As a little boy in primary school I loved the geography lessons. The world opened itself to me. We also learned about our then recently lost colony, the Dutch East Indies, now Indonesia and the peninsula next to it, called Malakka, now Malaysia. At secondary school my English teacher, mr Vonk, was born and bred in our East Indies and we, as young as we were, felt that he'd rather stayed there and that he didn't belong in the cold and wet low lands. He was a nice man and there was nothing in his name or outer appearance that betrayed his origin but for the words he now and then used, he sometimes spoke Malay. That was the language of his former homeland.

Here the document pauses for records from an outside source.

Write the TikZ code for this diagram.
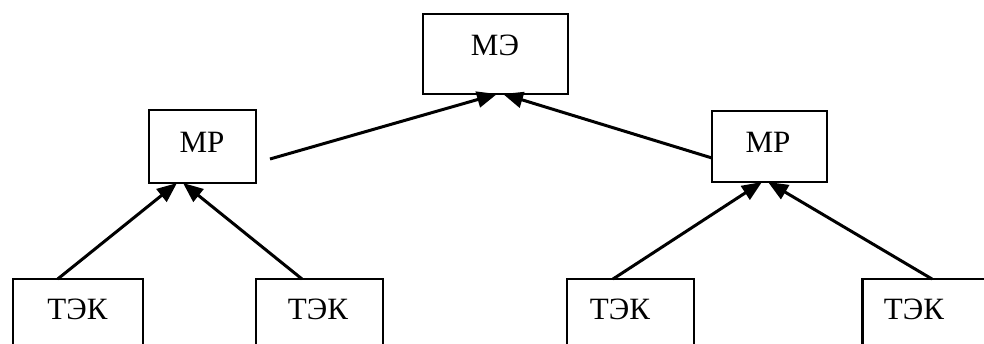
\documentclass[tikz,border=0pt]{standalone}
\usepackage{fontspec}
\setmainfont{Liberation Serif}
\usetikzlibrary{arrows.meta}
\begin{document}
\begin{tikzpicture}[x=1pt,y=-1pt,
  box/.style={draw=black,line width=2.2pt,rectangle,inner sep=0pt,outer sep=0pt},
  lbl/.style={anchor=base,inner sep=0pt,font=\fontsize{31}{36}\selectfont},
  conn/.style={line width=3pt},
  arr/.style={conn,-{Triangle[length=20pt,width=16pt]}}]
\useasboundingbox (0,0) rectangle (984,343);
\clip (0,0) rectangle (984,343);
% boxes
\node[box,minimum width=145pt,minimum height=80pt] (me) at (495.5,54) {};
\node[box,minimum width=107pt,minimum height=73pt] (mpl) at (202.5,146.5) {};
\node[box,minimum width=115pt,minimum height=71pt] (mpr) at (769.5,146.5) {};
\node[box,minimum width=130pt,minimum height=81pt] (t1) at (77.7,319.5) {};
\node[box,minimum width=127pt,minimum height=81pt] (t2) at (319.5,319.5) {};
\node[box,minimum width=127pt,minimum height=81pt] (t3) at (630.5,319.5) {};
\node[box,minimum width=127pt,minimum height=81pt] (t4) at (926,319.5) {};
% labels
\node[lbl] (meT) at (495,55) {МЭ};
\node[lbl] (mplT) at (202,152) {МР};
\node[lbl] (mprT) at (768,152) {МР};
\node[lbl] (t1T) at (77.5,319) {ТЭК};
\node[lbl] (t2T) at (318,319) {ТЭК};
\node[lbl] (t3T) at (620,319) {ТЭК};
\node[lbl] (t4T) at (914,319) {ТЭК};
% connectors
\coordinate (ls) at (270,159);
\coordinate (rs) at (712,158);
\draw[arr] (ls) -- ([xshift=1.5pt]me.south);
\draw[arr] (rs) -- ([xshift=7.5pt]me.south);
\draw[arr] ([xshift=-20pt]t1.north) -- ([xshift=-25.5pt]mpl.south);
\draw[arr] ([xshift=-17.5pt]t2.north) -- ([xshift=-19.5pt]mpl.south);
\draw[arr] ([xshift=-17.5pt]t3.north) -- ([xshift=-7.5pt]mpr.south);
\draw[arr] ([xshift=6pt]t4.north) -- ([xshift=-1.5pt]mpr.south);
\end{tikzpicture}
\end{document}
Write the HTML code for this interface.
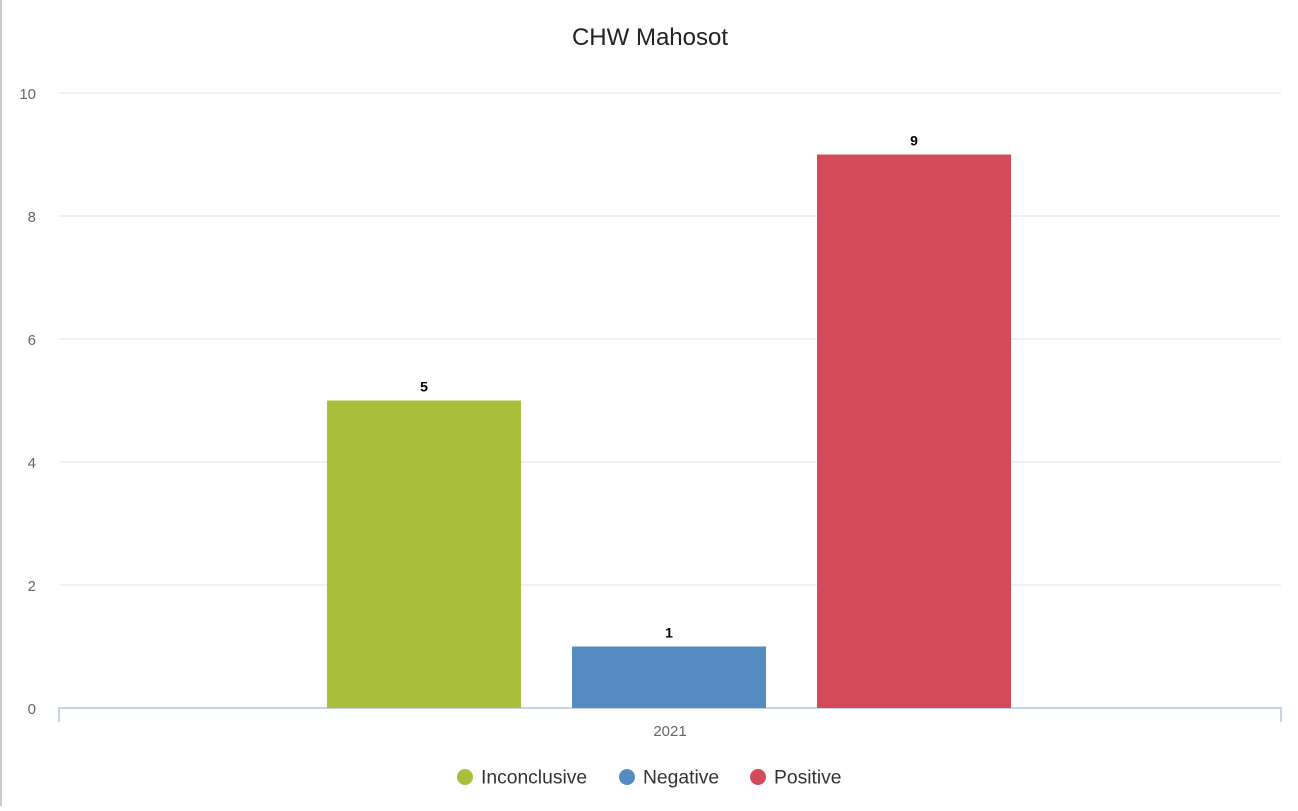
<!DOCTYPE html>
<html><head><meta charset="utf-8"><style>
body{margin:0;background:#fff;width:1298px;height:806px;overflow:hidden;font-family:"Liberation Sans",Arial,sans-serif;}
</style></head><body>
<svg id="chart" width="1298" height="806" xmlns="http://www.w3.org/2000/svg">
<rect x="0" y="0" width="2" height="806" fill="#cccccc"/>
<text x="650" y="45" text-anchor="middle" font-size="24" fill="#222">CHW Mahosot</text>
<g id="grid"></g><g id="bars"></g><g id="legend"></g>
</svg>
<script>
const categories=["2021"];
const seriesNames=["Inconclusive","Negative","Positive"];
const seriesColors=["#a9bf3c","#548bc0","#d44a59"];
const seriesValues=[5,1,9];
const yTicks=[0,2,4,6,8,10];
const NS="http://www.w3.org/2000/svg";
const x0=59,x1=1281,yBase=708,yTop=93,yMax=10;
const yScale=v=>yBase-(v/yMax)*(yBase-yTop);
function mk(t,a,p){const e=document.createElementNS(NS,t);for(const k in a)e.setAttribute(k,a[k]);p.appendChild(e);return e;}
const grid=document.getElementById('grid');
yTicks.forEach(v=>{
  const y=yScale(v);
  if(v>0){const l=mk('line',{x1:x0,x2:x1,y1:y,y2:y,stroke:'#e0e3ea','stroke-width':1},grid);
  
  }
  const t=mk('text',{x:36,y:y+6,'text-anchor':'end','font-size':15,fill:'#666'},grid);
  t.textContent=v;
  
  
});
const ax=mk('path',{d:`M${x0} 722V${yBase}H${x1}V722`,stroke:'#c8d4e8','stroke-width':2,fill:'none'},grid);


const xl=mk('text',{x:(x0+x1)/2,y:736,'text-anchor':'middle','font-size':15,fill:'#666'},grid);
xl.textContent=categories[0];


const bars=document.getElementById('bars');
const bw=194,gap=51,groupW=3*bw+2*gap,gx=(x0+x1)/2-groupW/2-1;
seriesValues.forEach((v,i)=>{
  const x=gx+i*(bw+gap),y=yScale(v);
  const r=mk('rect',{x:x,y:y,width:bw,height:yBase-y,fill:seriesColors[i]},bars);
  
  
  const t=mk('text',{x:x+bw/2,y:y-9,'text-anchor':'middle','font-size':14,'font-weight':'bold',fill:'#000'},bars);
  t.textContent=v;
  
  
});
const legend=document.getElementById('legend');
const lx=[465,627,758];
seriesNames.forEach((n,i)=>{
  const c=mk('circle',{cx:lx[i],cy:777,r:8,fill:seriesColors[i]},legend);
  
  
  const t=mk('text',{x:lx[i]+16,y:783.5,'font-size':19.3,fill:'#333'},legend);
  t.textContent=n;
  
  
});
</script>
</body></html>
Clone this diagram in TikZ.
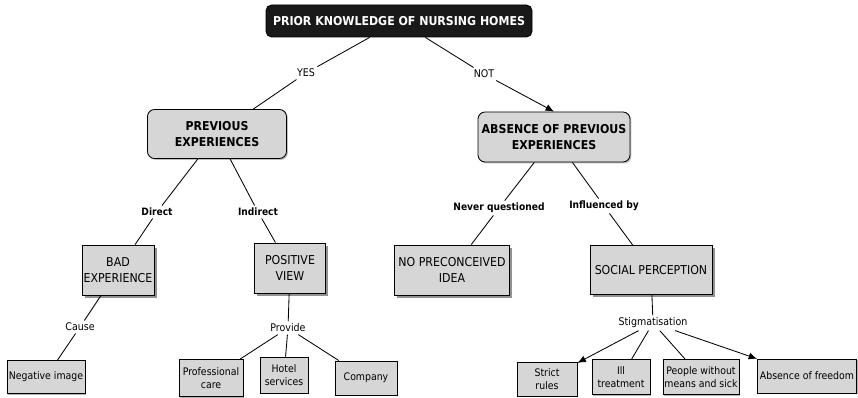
\documentclass[tikz,border=0pt]{standalone}
\usepackage{fontspec}
\setmainfont{DejaVu Sans Condensed}
\usetikzlibrary{shadows, arrows.meta}
\definecolor{boxgray}{HTML}{D6D6D6}
\tikzset{
  boxdim/.style 2 args={minimum width=#1*0.025cm, minimum height=#2*0.025cm},
  topbox/.style={draw, rounded corners=4pt, fill=black!90, text=white, font=\bfseries\fontsize{8.7}{10}\selectfont, boxdim={266}{32}},
  mainbox/.style={draw, rounded corners=5pt, fill=boxgray, font=\bfseries\fontsize{8.7}{11.5}\selectfont, align=center, inner sep=1pt, drop shadow={shadow xshift=1pt, shadow yshift=-1pt, fill=black!50}},
  subbox/.style={draw, fill=boxgray, font=\fontsize{8.7}{11.5}\selectfont, align=center, inner sep=1pt, drop shadow={shadow xshift=2pt, shadow yshift=-2pt, fill=black!85}},
  leafbox/.style={draw, fill=boxgray, font=\fontsize{7.4}{9.5}\selectfont, align=center, inner sep=1pt, drop shadow={shadow xshift=1pt, shadow yshift=-1pt, fill=black!60}},
  linkword/.style={font=\fontsize{7.5}{8}\selectfont, inner sep=1.5pt},
  boldword/.style={font=\bfseries\fontsize{7.2}{8}\selectfont, inner sep=1.5pt}
}
\begin{document}
\begin{tikzpicture}[x=0.025cm, y=-0.025cm, line width=0.6pt, >={Latex[length=6pt, width=5pt]}]

\useasboundingbox (0,0) rectangle (858,398);

% title
\node[topbox] at (399, 21) (title) {PRIOR KNOWLEDGE OF NURSING HOMES};

% first level
\node[mainbox, boxdim={139}{49}] at (217, 134) (prev) {PREVIOUS\\EXPERIENCES};
\node[mainbox, boxdim={152}{50}] at (554, 137) (absn) {ABSENCE OF PREVIOUS\\EXPERIENCES};
\node[linkword] at (306, 73) (yes) {YES};
\node[linkword] at (484, 74) (not) {NOT};
\draw (title) -- (yes);
\draw (yes) -- (prev);
\draw (title) -- (not);
\draw[->] (not) -- (absn.north);

% second level
\node[subbox, boxdim={72}{50}] at (118, 270) (bad) {BAD\\EXPERIENCE};
\node[subbox, boxdim={71}{50}] at (290, 268) (posv) {POSITIVE\\VIEW};
\node[subbox, boxdim={115}{50}] at (452, 270) (nopre) {NO PRECONCEIVED\\IDEA};
\node[subbox, boxdim={122}{49}] at (651, 270) (socp) {SOCIAL PERCEPTION};
\node[boldword] at (157, 212) (direct) {Direct};
\node[boldword] at (258, 212) (indirect) {Indirect};
\node[boldword] at (499, 208) (never) {Never questioned};
\node[boldword] at (604, 206) (influ) {Influenced by};
\draw (prev) -- (direct);
\draw (direct) -- (bad);
\draw (prev) -- (indirect);
\draw (indirect) -- (posv);
\draw (absn) -- (never);
\draw (never) -- (nopre);
\draw (absn) -- (influ);
\draw (influ) -- (socp);

% third level
\node[linkword] at (80, 327) (cause) {Cause};
\node[linkword] at (288, 328) (provide) {Provide};
\node[linkword] at (653, 323) (stigma) {Stigmatisation};
\node[leafbox, boxdim={78}{33}] at (46, 377) (negimg) {Negative image};
\node[leafbox, boxdim={64}{37}] at (211, 378) (profcare) {Professional\\care};
\node[leafbox, boxdim={48}{36}] at (284, 375) (hotel) {Hotel\\services};
\node[leafbox, boxdim={62}{34}] at (366, 378) (company) {Company};
\node[leafbox, boxdim={60}{34}] at (547, 379) (strict) {Strict\\rules};
\node[leafbox, boxdim={58}{35}] at (621, 377) (illtr) {Ill\\treatment};
\node[leafbox, boxdim={76}{35}] at (701, 377) (people) {People without\\means and sick};
\node[leafbox, boxdim={99}{34}] at (807, 376) (freedom) {Absence of freedom};
\draw (bad) -- (cause);
\draw (cause) -- (negimg);
\draw (posv) -- (provide);
\draw (provide) -- (profcare);
\draw (provide) -- (hotel);
\draw (provide) -- (company);
\draw (socp) -- (stigma);
\draw[->] (stigma) -- (strict);
\draw (stigma) -- (illtr);
\draw (stigma) -- (people);
\draw[->] (stigma) -- (freedom);

\end{tikzpicture}
\end{document}
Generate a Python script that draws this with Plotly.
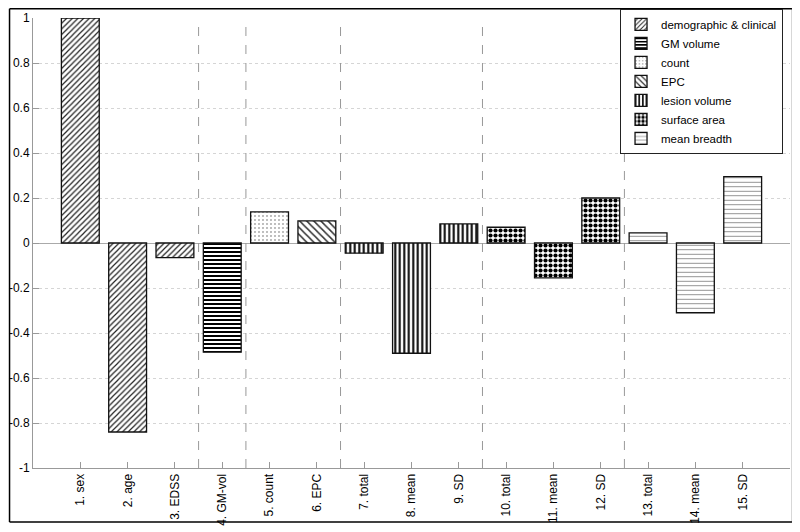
import plotly.graph_objects as go

labels = ["1. sex", "2. age", "3. EDSS", "4. GM-vol", "5. count", "6. EPC",
          "7. total", "8. mean", "9. SD", "10. total", "11. mean", "12. SD",
          "13. total", "14. mean", "15. SD"]
values = [1.0, -0.84, -0.065, -0.485, 0.138, 0.098, -0.045, -0.49, 0.085,
          0.07, -0.155, 0.2, 0.045, -0.31, 0.295]
groups = ["demographic & clinical"] * 3 + ["GM volume", "count", "EPC"] + \
         ["lesion volume"] * 3 + ["surface area"] * 3 + ["mean breadth"] * 3
group_order = ["demographic & clinical", "GM volume", "count", "EPC",
               "lesion volume", "surface area", "mean breadth"]
separators = [2.5, 3.5, 5.5, 8.5, 11.5]
yticks = [-1, -0.8, -0.6, -0.4, -0.2, 0, 0.2, 0.4, 0.6, 0.8, 1]
ytick_text = ["-1", "-0.8", "-0.6", "-0.4", "-0.2", "0", "0.2", "0.4", "0.6", "0.8", "1"]

patterns = {
    "demographic & clinical": dict(shape="/", size=4, solidity=0.3, fg="#222222"),
    "GM volume": dict(shape="-", size=4, solidity=0.5, fg="black"),
    "count": dict(shape=".", size=4, solidity=0.08, fg="#444444"),
    "EPC": dict(shape="\\", size=5, solidity=0.3, fg="#333333"),
    "lesion volume": dict(shape="|", size=4.5, solidity=0.45, fg="black"),
    "surface area": dict(shape=".", size=5, solidity=0.55, fg="black"),
    "mean breadth": dict(shape="-", size=4.5, solidity=0.2, fg="#888888"),
}

fig = go.Figure()
for g in group_order:
    xs = [l for l, gg in zip(labels, groups) if gg == g]
    ys = [v for v, gg in zip(values, groups) if gg == g]
    p = patterns[g]
    fig.add_trace(go.Bar(
        x=xs, y=ys, name=g, width=0.8,
        marker=dict(color="white", line=dict(color="#111111", width=1.3),
                    pattern=dict(shape=p["shape"], size=p["size"], solidity=p["solidity"],
                                 fgcolor=p["fg"], bgcolor="white", fillmode="replace")),
    ))

for s in separators:
    fig.add_shape(type="line", xref="x", yref="paper", x0=s, x1=s, y0=0, y1=1,
                  line=dict(color="#999999", width=1, dash="dash"), layer="above")

# figure frame (paper coords relative to plot area)
fl, fr_, ft, fb = -0.031, 1.0026, 1.0205, -0.12
fig.add_shape(type="line", xref="paper", yref="paper", x0=fr_, y0=fb, x1=fr_, y1=ft,
              line=dict(color="#cccccc", width=1.5))
fig.add_shape(type="line", xref="paper", yref="paper", x0=fl, y0=fb, x1=fl, y1=ft,
              line=dict(color="black", width=1.5))
fig.add_shape(type="line", xref="paper", yref="paper", x0=fl, y0=ft, x1=fr_, y1=ft,
              line=dict(color="black", width=1.5))
fig.add_shape(type="line", xref="paper", yref="paper", x0=fl, y0=fb, x1=fr_, y1=fb,
              line=dict(color="black", width=1.5))

fig.update_layout(
    width=792, height=524,
    margin=dict(l=25, r=10, t=10, b=64, autoexpand=False),
    paper_bgcolor="white", plot_bgcolor="white",
    barmode="overlay", bargap=0.2,
    font=dict(family="Liberation Sans, Arial, sans-serif", color="black", size=12),
    showlegend=True,
    legend=dict(x=0.9908, xanchor="right", y=1.0205, yanchor="top",
                bgcolor="white", bordercolor="#222222", borderwidth=1,
                font=dict(size=11.5), itemwidth=30, tracegroupgap=0),
    xaxis=dict(type="category", categoryorder="array", categoryarray=labels,
               range=[-1, 15], tickangle=-90, showline=True, linecolor="#999999",
               ticks="inside", ticklen=6, tickcolor="#999999", showgrid=False,
               zeroline=False, tickfont=dict(size=12), automargin=False),
    yaxis=dict(range=[-1, 1], tickvals=yticks, ticktext=ytick_text,
               showline=True, linecolor="#999999", ticks="inside", ticklen=6,
               tickcolor="#999999", showgrid=True, gridcolor="#d5d5d5", griddash="dot",
               zeroline=True, zerolinecolor="#aaaaaa", zerolinewidth=1,
               tickfont=dict(size=12), automargin=False),
)

fig.write_html("out.html")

While walking around here in historic Melaka it is not hard to realize this. The Dutch have ruled this place for a good 130 years, till they had to leave it to the British when Napoleon conquered the Netherlands. The Dutch, that is the VOC (United East Indies Company), had taken it over from the Portuguese, who landed here as early as 1512, subjugated the sultanate and founded their trading post and fortified it and thus founded the city of Melaka.
There is a historic walk to be made here, the Dutch heritage walk and it goes through streets with names as Heeren street and Jonker street. This part of town is a Unesco world heritage site. The Chinese shophouses appear to be built by the Dutch colonizers, and they continued on the patterns made by the Portuguese. They deserve the adjective Chinese only because they have been used by Chinese traders for the last couple of centuries.
The whole heritage quarter with the Dutch street names is now a complete Chinese quarter. The Malay and Indian people live in other quarters. We happened to arrive here on the eve of the Chinese New Year. And for them this is the new year, not that of the rest of the world. There is a 4-day holiday and it looked as if all Malay and Singapore Chinese had come to Melaka. The streets were overcrowded, you could walk over the heads. People went to the temples, of which there are some, and worshipped in masses. Clouds of incense over the streets. At midnight big fireworks were set off, there was a dragon dance and the crowds kept on coming. They walked the streets, visited the stalls where food, trinkets and all kinds of new-year-stuff (red!) was sold. The festivities lasted for 4 days, exactly the days we were there. We were glad when it was over and there was some quiet again, but also glad that we were part of it.
Our arrival here was not so pleasant. We had an appointment in a guesthouse, that was also a Warmshowers member. To make a long story short, it appeared to be a place that was old, not very well maintained,chaotic, unclean, delapidated. The owner was nice and friendly, but we didn't feel well there and we spent a whole day trying to find alternative accommodation. Which was hard, since all the Chinese had come to Melakka for the New Year and there was nothing free. At last we managed to find a simple, but clean and tidy place right next to the Chinese quarter. But a stressful first 24 hours.
The Dutch Square with the Stadthuys in the background.